Evaluation and benchmarking are crucial concepts in LLM development. To improve the perfomance of an LLM app (RAG, agents) you must have a way to measure it.

LlamaIndex offers key modules to measure the quality of generated results. We also offer key modules to measure retrieval quality.

  • Response Evaluation: Does the response match the retrieved context? Does it also match the query? Does it match the reference answer or guidelines?
  • Retrieval Evaluation: Are the retrieved sources relevant to the query?

Response Evaluation

Evaluation of generated results can be difficult, since unlike traditional machine learning the predicted result is not a single number, and it can be hard to define quantitative metrics for this problem.
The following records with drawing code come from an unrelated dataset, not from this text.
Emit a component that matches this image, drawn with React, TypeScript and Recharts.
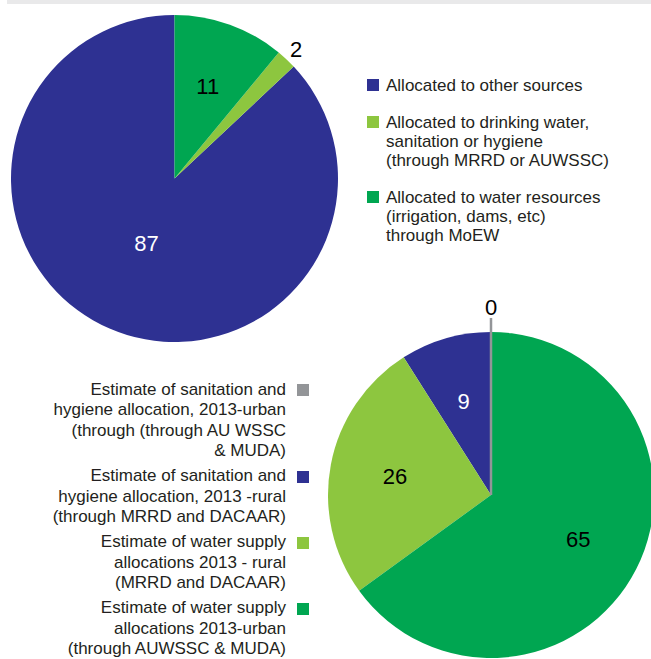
import { Cell, Pie, PieChart } from 'recharts'

const budgetNames = [
  'Allocated to other sources',
  'Allocated to drinking water,\nsanitation or hygiene\n(through MRRD or AUWSSC)',
  'Allocated to water resources\n(irrigation, dams, etc)\nthrough MoEW',
]
const budgetValues = [87, 2, 11]

const washNames = [
  'Estimate of sanitation and\nhygiene allocation, 2013-urban\n(through (through AU WSSC\n& MUDA)',
  'Estimate of sanitation and\nhygiene allocation, 2013 -rural\n(through MRRD and DACAAR)',
  'Estimate of water supply\nallocations 2013 - rural\n(MRRD and DACAAR)',
  'Estimate of water supply\nallocations 2013-urban\n(through AUWSSC & MUDA)',
]
const washValues = [0, 9, 26, 65]

const BLUE = '#2e3192'
const LIME = '#8dc63f'
const GREEN = '#00a651'
const GREY = '#939598'

const budgetColors = [BLUE, LIME, GREEN]
const washColors = [GREY, BLUE, LIME, GREEN]

const RADIAN = Math.PI / 180
const labelFont = '"Liberation Sans", Arial, sans-serif'
const legendFont = '"Liberation Sans", Arial, sans-serif'

function point(cx: number, cy: number, r: number, angle: number) {
  return { x: cx + r * Math.cos(-angle * RADIAN), y: cy + r * Math.sin(-angle * RADIAN) }
}

function makeLabel(colors: string[]) {
  return (props: any) => {
    const { cx, cy, midAngle, outerRadius, percent, value, index } = props
    const textProps = {
      textAnchor: 'middle' as const,
      dominantBaseline: 'central' as const,
      fontFamily: labelFont,
      fontSize: 22,
    }
    // zero slice: grey tick line from the centre plus its value above
    if (value === 0) {
      const end = point(cx, cy, outerRadius + 14, midAngle)
      const t = point(cx, cy, outerRadius + 25, midAngle)
      return (
        <g key={`l-${index}`}>
          <line x1={cx} y1={cy} x2={end.x} y2={end.y} stroke={colors[index]} strokeWidth={2.5} />
          <text x={t.x} y={t.y} fill="#000" {...textProps}>{value}</text>
        </g>
      )
    }
    if (percent < 0.05) {
      const t = point(cx, cy, outerRadius + 14, midAngle)
      return <text key={`l-${index}`} x={t.x} y={t.y} fill="#000" {...textProps}>{value}</text>
    }
    const t = point(cx, cy, outerRadius * (percent > 0.8 ? 0.43 : 0.6), midAngle)
    return (
      <text key={`l-${index}`} x={t.x} y={t.y} fill={colors[index] === BLUE ? '#fff' : '#000'} {...textProps}>
        {value}
      </text>
    )
  }
}

function LegendBlock({ names, colors, align, lineHeight, gap }: { names: string[]; colors: string[]; align: 'left' | 'right'; lineHeight: number; gap: number }) {
  return (
    <div style={{ fontFamily: legendFont, fontSize: 17, lineHeight: `${lineHeight}px`, color: '#231f20' }}>
      {names.map((name, i) => (
        <div
          key={name}
          style={{
            display: 'flex',
            flexDirection: align === 'left' ? 'row' : 'row-reverse',
            alignItems: 'flex-start',
            marginTop: i === 0 ? 0 : gap,
          }}
        >
          <span
            style={{
              width: 12,
              height: 12,
              flex: 'none',
              background: colors[i],
              marginTop: (lineHeight - 12) / 2,
              marginLeft: align === 'right' ? 11 : 0,
              marginRight: align === 'left' ? 7 : 0,
            }}
          />
          <span style={{ whiteSpace: 'pre-line', textAlign: align }}>{name}</span>
        </div>
      ))}
    </div>
  )
}

export default function App() {
  const budgetData = budgetNames.map((name, i) => ({ name, value: budgetValues[i] }))
  const washData = washNames.map((name, i) => ({ name, value: washValues[i] }))

  return (
    <div style={{ position: 'absolute', left: 0, top: 0, width: 651, height: 659, overflow: 'hidden', background: '#fff' }}>
      <div style={{ position: 'absolute', left: 7, top: 0, width: 644, height: 4, background: '#e9e9ea' }} />

      <div style={{ position: 'absolute', left: 0, top: 0 }}>
        <PieChart width={350} height={360} margin={{ top: 0, right: 0, bottom: 0, left: 0 }}>
          <Pie
            data={budgetData}
            dataKey="value"
            nameKey="name"
            cx={174.5}
            cy={178.5}
            outerRadius={163.5}
            startAngle={90}
            endAngle={450}
            stroke="none"
            labelLine={false}
            label={makeLabel(budgetColors)}
            isAnimationActive={false}
          >
            {budgetData.map((d, i) => (
              <Cell key={d.name} fill={budgetColors[i]} />
            ))}
          </Pie>
        </PieChart>
      </div>

      <div style={{ position: 'absolute', left: 367, top: 75.5 }}>
        <LegendBlock names={budgetNames} colors={budgetColors} align="left" lineHeight={19} gap={18} />
      </div>

      <div style={{ position: 'absolute', left: 300, top: 290 }}>
        <PieChart width={351} height={369} margin={{ top: 0, right: 0, bottom: 0, left: 0 }}>
          <Pie
            data={washData}
            dataKey="value"
            nameKey="name"
            cx={191}
            cy={205}
            outerRadius={163}
            startAngle={90}
            endAngle={450}
            stroke="none"
            labelLine={false}
            label={makeLabel(washColors)}
            isAnimationActive={false}
          >
            {washData.map((d, i) => (
              <Cell key={d.name} fill={washColors[i]} />
            ))}
          </Pie>
        </PieChart>
      </div>

      <div style={{ position: 'absolute', right: 651 - 309, top: 379.75 }}>
        <LegendBlock names={washNames} colors={washColors} align="right" lineHeight={20.5} gap={4.5} />
      </div>
    </div>
  )
}
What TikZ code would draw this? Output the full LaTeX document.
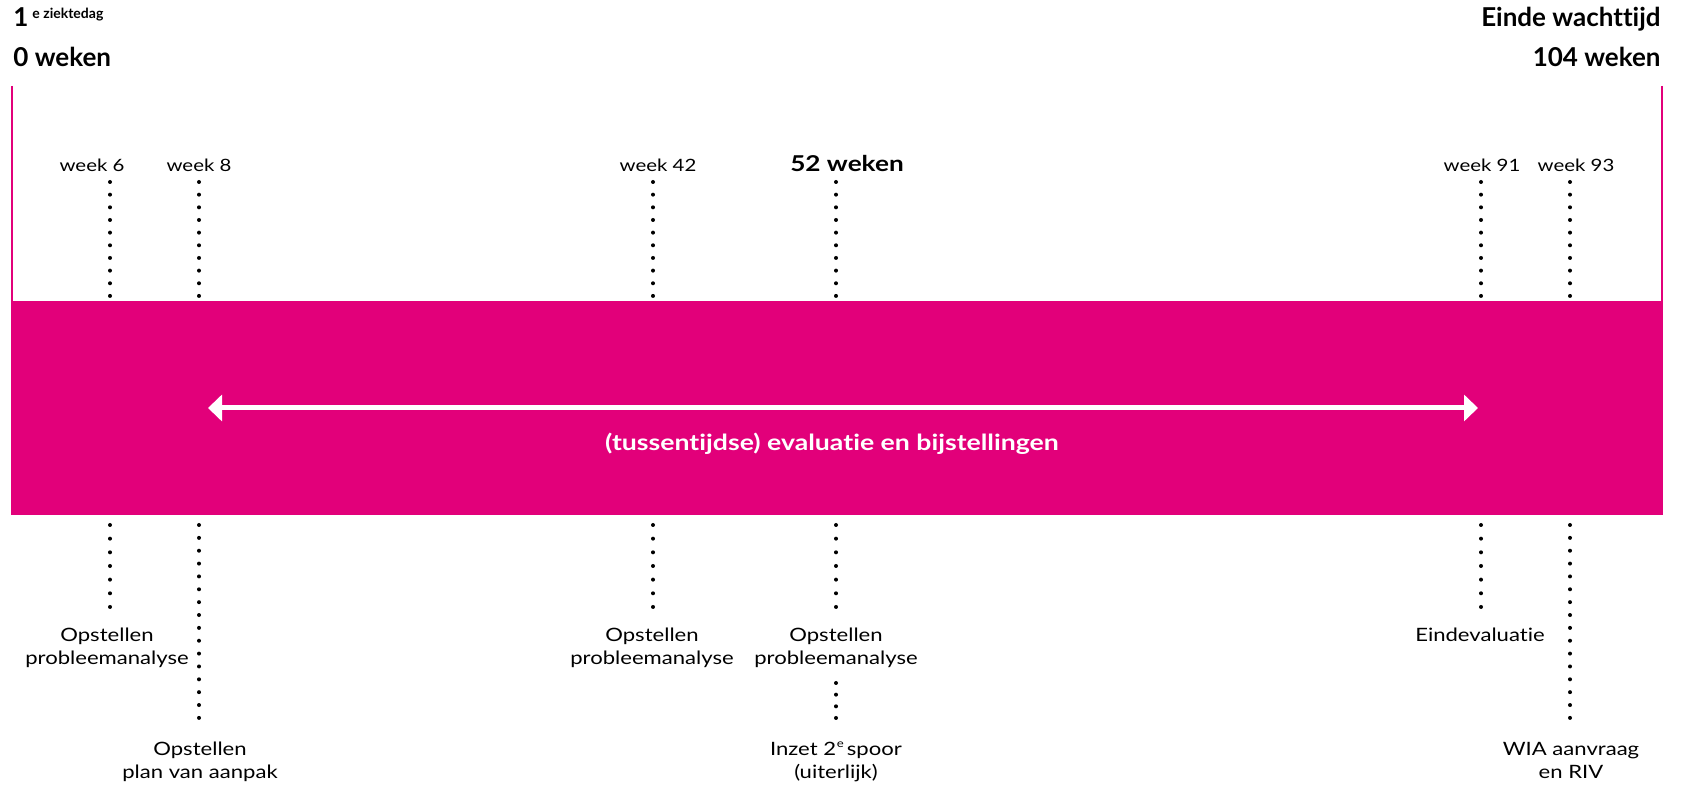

LlamaIndex offers LLM-based evaluation modules to measure the quality of results. This uses a “gold” LLM (e.g. GPT-4) to decide whether the predicted answer is correct in a variety of ways.

Note that many of these current evaluation modules do not require ground-truth labels. Evaluation can be done with some combination of the query, context, response, and combine these with LLM calls.

These evaluation modules are in the following forms:

  • Correctness: Whether the generated answer matches that of the reference answer given the query (requires labels).

  • Faithfulness: Evaluates if the answer is faithful to the retrieved contexts (in other words, whether if there’s hallucination).

  • Relevancy: Evaluates if the response from a query engine matches any source nodes.